Patiria chilensis is a species of starfish in the family Asterinidae. It is found in the southeastern Pacific Ocean along the coasts of South America. It is a broadly pentagonal, cushion-like starfish with five short arms.

==Ecology==
P. chilensis occurs in the rocky intertidal zone in temperate seas off the coast of Chile. It is mainly present in the lower algal zone, dominated by the kelps Lessonia nigrescens and Durvillaea antarctica and various encrusting coralline algae. Echinoids occurring in this zone include Loxechinus albus and Tetrapygus niger, and starfish include Stichaster striatus, Meyenaster gelatinosus and the dominant Heliaster helianthus. These starfish are the dominant carnivores in this zone and seem to play an important role in maintaining the community structure. Besides being a predator of sessile organisms, P. chilensis is an opportunistic feeder, scavenging for dead animal matter and detritus.

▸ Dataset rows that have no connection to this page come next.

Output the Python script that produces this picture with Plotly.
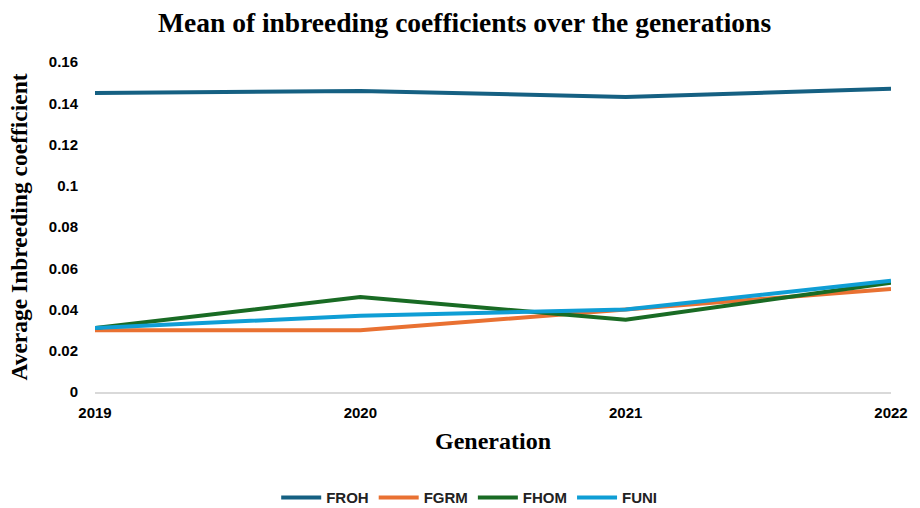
import plotly.graph_objects as go

# Generations and mean inbreeding coefficients per estimator
generations = [2019, 2020, 2021, 2022]
froh = [0.145, 0.146, 0.143, 0.147]
fgrm = [0.030, 0.030, 0.040, 0.050]
fhom = [0.031, 0.046, 0.035, 0.053]
funi = [0.031, 0.037, 0.040, 0.054]

y_ticks = [0, 0.02, 0.04, 0.06, 0.08, 0.1, 0.12, 0.14, 0.16]
y_tick_text = ["0", "0.02", "0.04", "0.06", "0.08", "0.1", "0.12", "0.14", "0.16"]

series = [
    ("FROH", froh, "#156082"),
    ("FGRM", fgrm, "#E97132"),
    ("FHOM", fhom, "#196B24"),
    ("FUNI", funi, "#0F9ED5"),
]

fig = go.Figure()
for name, vals, color in series:
    fig.add_trace(go.Scatter(
        x=generations, y=vals, name=name, mode="lines",
        line=dict(color=color, width=4),
    ))

serif = "Liberation Serif, Times New Roman, serif"
sans = "Liberation Sans, Arial, sans-serif"

fig.update_layout(
    width=920, height=508,
    paper_bgcolor="white", plot_bgcolor="white",
    margin=dict(l=95, r=18, t=62, b=116),
    title=dict(
        text="<b>Mean of inbreeding coefficients over the generations</b>",
        font=dict(family=serif, size=27.5, color="black"),
        x=0.505, xanchor="center", xref="container",
        y=0.955, yanchor="middle", yref="container",
    ),
    xaxis=dict(
        range=[2019, 2022],
        tickvals=generations,
        ticktext=[str(g) for g in generations],
        tickfont=dict(family=sans, size=15, color="black", weight="bold"),
        showgrid=False, zeroline=False,
        showline=True, linecolor="#D9D9D9", linewidth=1.5,
        ticks="", ticklabelstandoff=6,
        title=dict(text="<b>Generation</b>",
                   font=dict(family=serif, size=24, color="black"),
                   standoff=12),
    ),
    yaxis=dict(
        range=[0, 0.16],
        tickvals=y_ticks, ticktext=y_tick_text,
        tickfont=dict(family=sans, size=15, color="black", weight="bold"),
        showgrid=False, zeroline=False, showline=False,
        ticks="", ticklabelstandoff=16,
        title=dict(text="<b>Average Inbreeding coefficient</b>",
                   font=dict(family=serif, size=23.5, color="black"),
                   standoff=14),
    ),
    legend=dict(
        orientation="h",
        xref="container", x=0.51, xanchor="center",
        yref="container", y=0.02, yanchor="middle",
        font=dict(family=sans, size=15, color="#222222", weight="bold"),
        itemwidth=40,
    ),
)

fig.write_html("out.html")
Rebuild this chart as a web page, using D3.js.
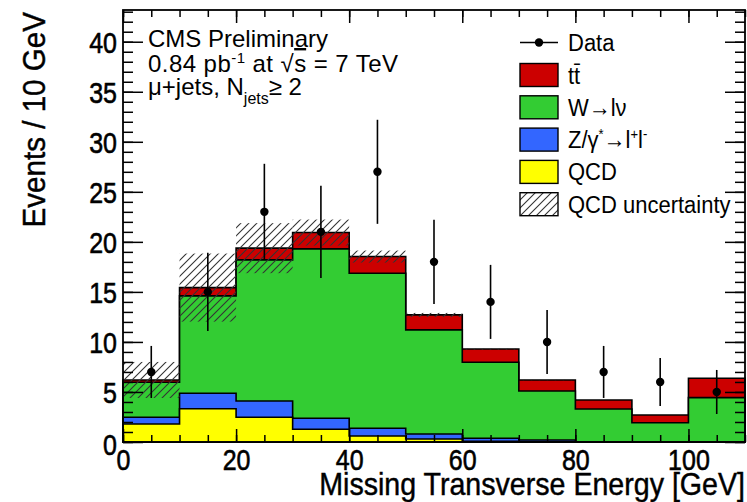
<!DOCTYPE html>
<html><head><meta charset="utf-8">
<script src="https://cdn.jsdelivr.net/npm/d3@7"></script>
<style>
body{margin:0;background:#fff;}
svg{display:block;font-family:"Liberation Sans",Arial,Helvetica,sans-serif;}
</style></head>
<body><svg id="c" width="747" height="502"></svg>
<script>
// ---- data ----
const binLow = [0,10,20,30,40,50,60,70,80,90,100];
const binWidth = 10;
const qcd    = [1.8,3.33,2.47,1.27,0.6,0.3,0.08,0.03,0,0,0];
const zjets  = [0.67,1.54,1.63,1.1,0.77,0.5,0.29,0.17,0.02,0.01,0.01];
const wjets  = [3.5,9.73,14.1,16.93,15.5,10.4,7.6,4.9,3.28,1.92,4.42];
const ttbar  = [0.23,0.83,1.17,1.63,1.66,1.5,1.33,1.1,0.9,0.77,1.94];
const qcdUnc = [1.8,3.4,2.5,1.3,0.6,0.2,0.05,0.02,0,0,0];
const dataVals = [7,15,23,21,27,18,14,10,7,6,5];
const dataErr  = [2.6,3.9,4.8,4.6,5.2,4.2,3.7,3.2,2.6,2.4,2.2];
const yMajor = [0,5,10,15,20,25,30,35,40];
const xMajor = [0,20,40,60,80,100];
const legendLabels = ["Data","tt̄","W→lν","Z/γ*→l+l-","QCD","QCD uncertainty"];
const colors = {tt:"#cc0000", w:"#33cc33", z:"#3366ff", qcd:"#ffff00"};

const svg = d3.select("#c");
const L=123, R=745, T=10, B=442;
const x = d3.scaleLinear().domain([0,110]).range([L,R]);
const y = d3.scaleLinear().domain([0,43.17]).range([B,T]);

// cumulative stacks
const n = binLow.length;
const cQ = qcd.slice();
const cZ = cQ.map((v,i)=>v+zjets[i]);
const cW = cZ.map((v,i)=>v+wjets[i]);
const cT = cW.map((v,i)=>v+ttbar[i]);

function stepArea(vals){
  const pts=[[binLow[0],0]];
  vals.forEach((v,i)=>{pts.push([binLow[i],v]);pts.push([binLow[i]+binWidth,v]);});
  pts.push([binLow[n-1]+binWidth,0]);
  return d3.line().x(d=>x(d[0])).y(d=>y(d[1]))(pts)+"Z";
}
const layers=[[cT,colors.tt],[cW,colors.w],[cZ,colors.z],[cQ,colors.qcd]];
layers.forEach(([vals,col])=>{
  svg.append("path").attr("d",stepArea(vals)).attr("fill",col)
    .attr("stroke","#000").attr("stroke-width",1.6).attr("stroke-linejoin","miter");
});

// hatch pattern
const defs=svg.append("defs");
const pat=defs.append("pattern").attr("id","hatch").attr("patternUnits","userSpaceOnUse")
  .attr("width",8).attr("height",8);
pat.append("path").attr("d","M-2,2 L2,-2 M0,8 L8,0 M6,10 L10,6")
  .attr("stroke","#333").attr("stroke-width",1.1);

svg.append("g").selectAll("rect").data(binLow.map((b,i)=>i).filter(i=>qcdUnc[i]>0)).join("rect")
  .attr("x",i=>x(binLow[i])).attr("width",i=>x(binLow[i]+binWidth)-x(binLow[i]))
  .attr("y",i=>y(cT[i]+qcdUnc[i])).attr("height",i=>y(cT[i]-qcdUnc[i])-y(cT[i]+qcdUnc[i]))
  .attr("fill","url(#hatch)");

// data points
const dg=svg.append("g");
dataVals.forEach((v,i)=>{
  const cx=x(binLow[i]+binWidth/2);
  dg.append("line").attr("x1",cx).attr("x2",cx).attr("y1",y(v-dataErr[i])).attr("y2",y(v+dataErr[i]))
    .attr("stroke","#000").attr("stroke-width",1.6);
  dg.append("circle").attr("cx",cx).attr("cy",y(v)).attr("r",4.2).attr("fill","#000");
});

// axes
function range(a,b,s){const r=[];for(let v=a;v<=b+1e-9;v+=s)r.push(v);return r;}
function axisG(ax,tr){const g=svg.append("g").attr("transform",tr).call(ax);g.select(".domain").remove();
  g.selectAll("line").attr("stroke","#000").attr("stroke-width",1.5);return g;}
// left
axisG(d3.axisLeft(y).tickValues(range(0,43,1)).tickSize(-10).tickFormat(""),`translate(${L},0)`);
const gl=axisG(d3.axisLeft(y).tickValues(yMajor).tickSize(-20).tickPadding(6),`translate(${L},0)`);
gl.selectAll("text").attr("x",0).attr("y",0).attr("dy",null)
  .attr("transform",d=>`translate(-6,${d===0?12.5:10.5}) scale(1,1.2)`)
  .attr("font-size",25).attr("font-family","Liberation Sans").attr("fill","#000")
  .attr("stroke","#000").attr("stroke-width",0.5);
// right
axisG(d3.axisRight(y).tickValues(range(0,43,1)).tickSize(-10).tickFormat(""),`translate(${R},0)`);
axisG(d3.axisRight(y).tickValues(yMajor).tickSize(-20).tickFormat(""),`translate(${R},0)`);
// bottom
axisG(d3.axisBottom(x).tickValues(range(0,110,5)).tickSize(-7).tickFormat(""),`translate(0,${B})`);
const gb=axisG(d3.axisBottom(x).tickValues(xMajor).tickSize(-13).tickPadding(6),`translate(0,${B})`);
gb.selectAll("text").attr("y",0).attr("dy",null).attr("transform","translate(0,27.5) scale(1,1.2)")
  .attr("font-size",25).attr("font-family","Liberation Sans").attr("fill","#000")
  .attr("stroke","#000").attr("stroke-width",0.5);
// top
axisG(d3.axisTop(x).tickValues(range(0,110,5)).tickSize(-7).tickFormat(""),`translate(0,${T})`);
axisG(d3.axisTop(x).tickValues(xMajor).tickSize(-13).tickFormat(""),`translate(0,${T})`);

// frame
svg.append("rect").attr("x",L).attr("y",T).attr("width",R-L).attr("height",B-T)
  .attr("fill","none").attr("stroke","#000").attr("stroke-width",1.8);

// axis titles
svg.append("text").attr("transform",`translate(${R},494.5) scale(1,1.08)`).attr("text-anchor","end")
  .attr("font-size",28.6).attr("stroke","#000").attr("stroke-width",0.4)
  .text("Missing Transverse Energy [GeV]");
svg.append("text").attr("transform","translate(45,12) rotate(-90) scale(1,1.08)").attr("text-anchor","end")
  .attr("font-size",29.6).attr("stroke","#000").attr("stroke-width",0.4).text("Events / 10 GeV");

// pave text
const pt=svg.append("g").attr("font-size",24);
pt.append("text").attr("x",148).attr("y",47).text("CMS Preliminary");
const t2=pt.append("text").attr("x",148).attr("y",72).attr("textLength",250).attr("lengthAdjust","spacing");
t2.append("tspan").text("0.84 pb");
t2.append("tspan").attr("dy",-9).attr("font-size",15).text("-1");
t2.append("tspan").attr("dy",9).text(" at √");
t2.append("tspan").attr("text-decoration","overline").text("s");
t2.append("tspan").text(" = 7 TeV");
const t3=pt.append("text").attr("x",148).attr("y",95);
t3.append("tspan").text("μ+jets, N");
t3.append("tspan").attr("dy",9).attr("font-size",16).text("jets");
t3.append("tspan").attr("dy",-9).text("≥ 2");

// legend
const lg=svg.append("g");
const ly=[42.5,75,107.3,139.6,171.9,204.2];
const bx=520,bw=38,bh=23;
lg.append("line").attr("x1",bx).attr("x2",bx+bw).attr("y1",ly[0]).attr("y2",ly[0]).attr("stroke","#000").attr("stroke-width",1.6);
lg.append("circle").attr("cx",bx+bw/2).attr("cy",ly[0]).attr("r",4.2).attr("fill","#000");
[colors.tt,colors.w,colors.z,colors.qcd,"url(#hatch)"].forEach((c,i)=>{
  lg.append("rect").attr("x",bx).attr("y",ly[i+1]-bh/2).attr("width",bw).attr("height",bh)
    .attr("fill",c).attr("stroke","#000").attr("stroke-width",1.4);
});
ly.forEach((yy,i)=>{
  const t=lg.append("text").attr("transform",`translate(568,${yy+8.5}) scale(1,1.12)`).attr("font-size",22);
  if(i===3){
    t.append("tspan").text("Z/γ");
    t.append("tspan").attr("dy",-8).attr("font-size",13).text("*");
    t.append("tspan").attr("dy",8).text("→l");
    t.append("tspan").attr("dy",-8).attr("font-size",13).text("+");
    t.append("tspan").attr("dy",8).text("l");
    t.append("tspan").attr("dy",-8).attr("font-size",13).text("-");
  } else t.text(legendLabels[i]);
});
</script></body></html>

It is a small species, and avoids being preyed on by the larger starfish by tending to remain in concealed locations. It is not known to shed its arms, as do many of the other starfish species in the locality, but the arms sometimes get amputated, perhaps eaten by fish. When that happens, the arms do not regenerate, but the thick skin closes over the wound to heal it.

Like other echinoids, pollution can affect this species. The opening of a new sea outlet from a copper mine at Caleta Palito in Chile in 1975 caused mass mortality of the starfish Stichaster striatus, Meyenaster gelatinosus and Patiria chilensis and the sea urchin Tetrapygus niger, which disappeared completely from the area.